More than 160 Jewish leaders and theologians signed the eight-point statement, which was drafted by the Baltimore-based Institute for Jewish and Christian Studies. Supporters heralded it as the first major response to overtures by Roman Catholic and Protestant churches to improve relations with Jewish groups.
The statement will be published in The New York Times and Baltimore Sun over the weekend.
While the timing of the Jewish and Vatican statements was largely coincidental, the language and tone of the two documents could not have been more different.
Where the Vatican statement attempted to draw differences between church teaching and other religions, the Jewish statement moved to affirm the shared roots and traditions between Judaism and Christianity.
"We respect Christianity as a faith that originated within Judaism and that still has significant contacts with it," read the statement, "Dabru Emet," which is Hebrew for "Speak the Truth."
"We do not see it as an extension of Judaism. Only if we cherish our own traditions can we pursue this relationship with integrity."
The statement went on to say that Jews and Christians worship the same God, seek authority and moral guidance from the same Scripture (the Bible), and both respect the Jewish claim on Israel. It affirmed that relations with Christians do not compromise Jewish faith.
In perhaps the most important section, Jewish leaders said Christians should not be held responsible for the Nazi Holocaust, even though some Christian leaders could have tried to stop it and "without the long history of Christian anti-Judaism and Christian violence against Jews, Nazi ideology could not have taken hold nor could it have been carried out."
Still, "Nazism itself was not an inevitable outcome of Christianity," it said.
Rabbi Yechiel Eckstein, president of the International Fellowship of Christians and Jews, signed the statement and said Jews are long overdue for a reassessment of Christianity.
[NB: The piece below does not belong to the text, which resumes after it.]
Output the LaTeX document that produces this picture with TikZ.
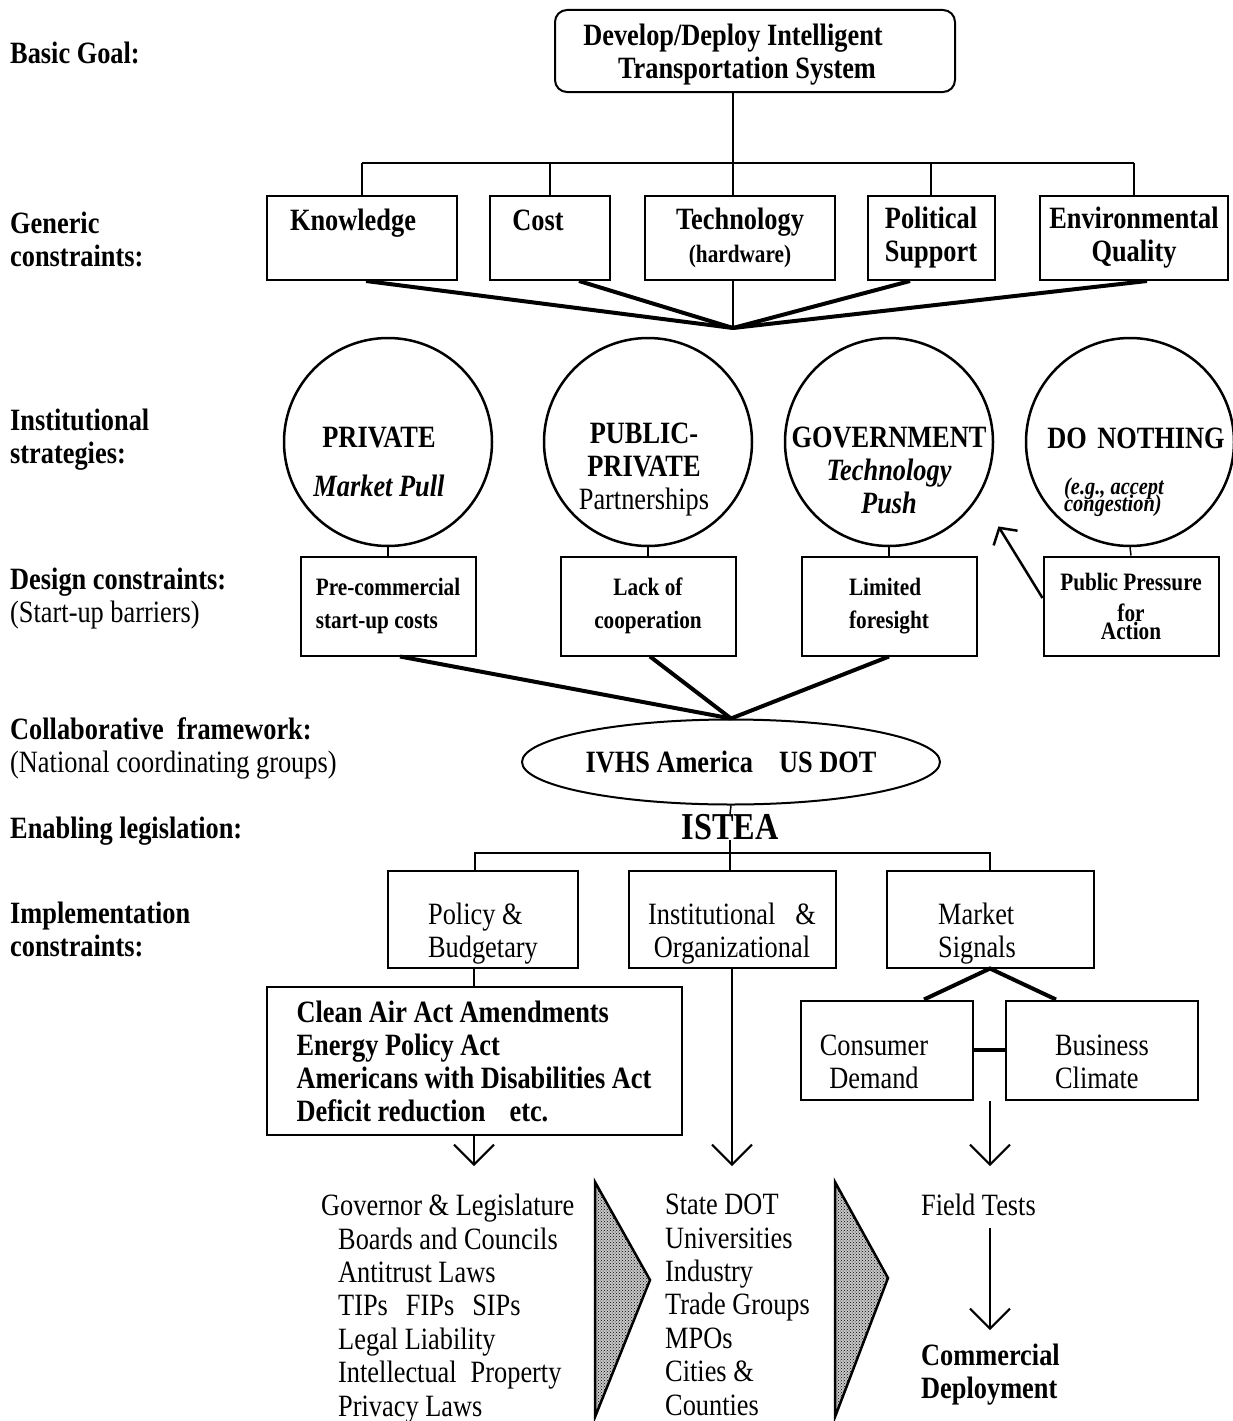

"Christians have come extremely far, especially when you juxtapose the past 30 years against the past 2,000 years of fratricide and enmity," Eckstein said. "Now it behooves us to take another look, to look at the commonalities, and not to have this siege mentality based on the Christians of the past, not the Christians of today."
Nonetheless, Eckstein and other Jewish leaders said they were perplexed by the Vatican's statement on salvation, a sentiment echoed by a number of non-Catholic Christian leaders who said the Vatican statement threatens to turn back the clock on ecumenical dialogue and muddy the theological waters.
Since the watershed Second Vatican Council in the mid-1960s, the Roman Catholic Church has attempted to improve relations with Jews, and Pope John Paul II has made improved ecumenical relations a hallmark of his papacy.
But several sections of the Vatican statement--including that the Roman Catholic Church is the only "instrument for the salvation of all humanity"--raised ecumenical and interfaith eyebrows.
Rabbi Eric Yoffie, president of the Union of American Hebrew Congregations--the umbrella group of Reform Jewish synagogues--said he was "troubled" by the Vatican's statement, especially in light of the Jewish declaration.
"The heart of the [Jewish] statement was the suggestion that both sides can recognize a measure of religious legitimacy in the other," Yoffie said. "[The Vatican statement] seems inconsistent with other statements made by the pope, and does raise some questions about the fundamental purpose of the [Jewish] statement."
A leading Catholic theologian, however, carefully pointed out that the Vatican statement was mostly talking about non-Christian religions--but not Judaism--and that Catholic teaching holds a special distinction for the Jewish people.
"What God is doing with the Jewish people and what God is doing with us are intimately related," said Eugene Fisher, who leads Catholic-Jewish relations for the National Conference of Catholic Bishops. "They are not lines that never meet. There is one root, and that is biblical Israel, and there are two branches that are separate but intertwined--Christianity and rabbinic Judaism."